Screenshot of Tridion Sites Ideas component content with multiple terms including '21st Century Act', 'American Express', and 'Americans with Disabilities Act' with creation and effective dates.

  • By linking - something I recall using in the past is to have a group of components that are linked into a container that's finally linked into a page. In the case I recall we had a natural grouping using the title so we had container components
    a-g
    h-m
    n-s
    etc.

    then these container components can be added as individual presentations on the page or within another single container to reduce the CPs (weigh up the benefits of depth over qty of CPs).

  • I agree this many fields would be a "bad" editorial experience for most regular content. However, this matches the setup I've seen and recommended for configuration or label components. For that use case, a power user or chief editor would want to have all (or at least related) translatable labels, brand names, and other terms centralized into fewer Components.

    Often, this might be a "key-value" type of Component (see an example on TridionDeveloper). But having formatted rich text makes sense when you also need to manage markup like superscript, for example.

    You could then review, update, translate, or even Content Port a single Component on fewer screens than across multiple Components.

    Anyways, there are other content models that could balance editorial experience and performance. Perhaps keywords with metadata, separate components as Neil suggests (though personally, I'd prefer Components in a folder rather than having to link them), a Page with Components might make sense. Some of these models would work better in Experience Space, though. ;-) #justsaying

    The broader user story is as an editor, I'd want to be able to easily manage and translate hundreds of important "terms" in my content management system (in a few screens) to be able to control access, localization, governance, and any automation based on these terms.

  • In line with the above comments - if the user isn’t frequently updating these RTF snippets wouldn’t something like component linking work better - ever better still just have the components individually created abs stores in a specific folder and retrieve as DCPs or Templatess Conponents. 

  • I agree with Neil, it must be a horrible user experience for the editors having to deal with so many fields at once. 
    I had a similar problem about 20 years ago during a content migration to Tridion with 150 fields.

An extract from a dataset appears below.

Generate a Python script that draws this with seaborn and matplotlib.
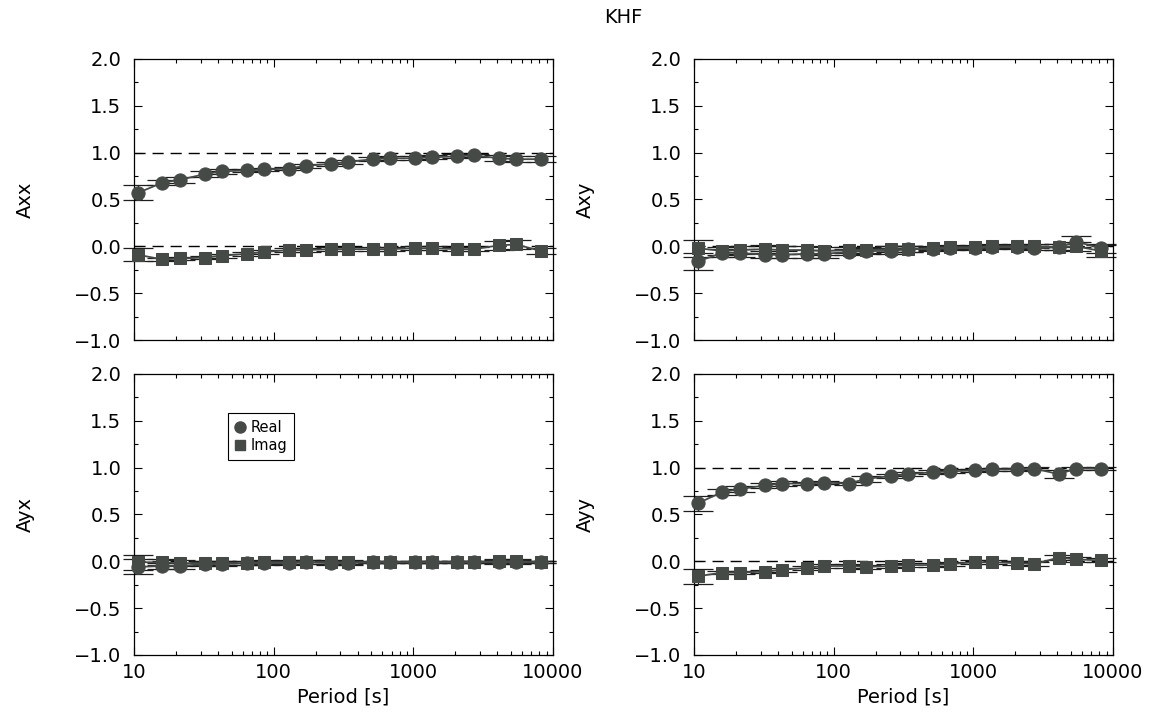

The issue then was that the browser had to render the RTF editor gui for a large number of rich text fields and would sometimes fail when the browser ran out of memory. We redesigned the implementation to simplify editor experience by breaking the design down to use several different content types rather than having one complicated "catch all" content type inherited from the legacy solution. This made it much easier for editors to manage and update the content.

  • Whilst there maybe some benefit in improving RTF loading, having 400 of these seems a bad editorial experience. Wouldn't it be better to limit the amount that can be added and create more than one component?